I was at a comedian’s conference (I know!) once, and a promoter described a new act whose work ethic he liked (me too!). This new comedian had a day job. On the ride to and and from work (I’m guessing 30 minutes each way), this person made it their mission to write ten jokes. That’s do-able. Five on the way in, five on the way out.

Fifty jokes a week, two hundred jokes a month. An hour a day. Your leisure time is still your own when you walk through the door.

In the old days, you could write all you want, but you’d still have to wait for a gig somewhere to see what flew. Now there’s Twitter and a whole bunch of other stuff I don’t know about (I’m assuming!).

Two hundred jokes a month. Tweet your best, what, twenty?

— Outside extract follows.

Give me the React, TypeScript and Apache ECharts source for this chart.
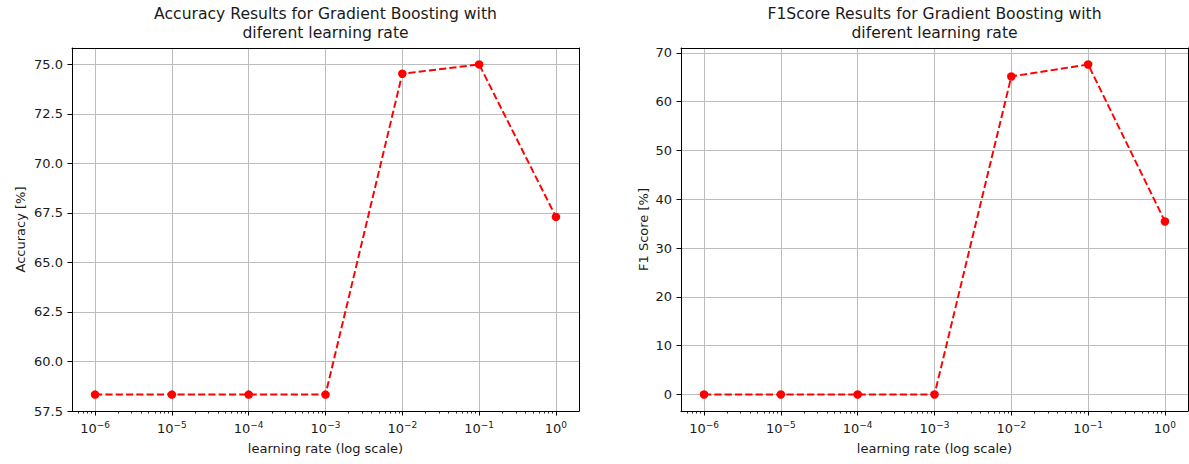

Fifty? Do the lot! It’s your life. You can interact with an audience and learn something.

Baby steps. See what works. Five jokes on the way in, five on the way out.

Also, a great thing about the internet: If you do something a bit rubbish, no-one looks. No-one’s got the time. There’s 200 billion hours of telly to catch up on!

*That’s what it took to build Wikipedia to its 2009 extent.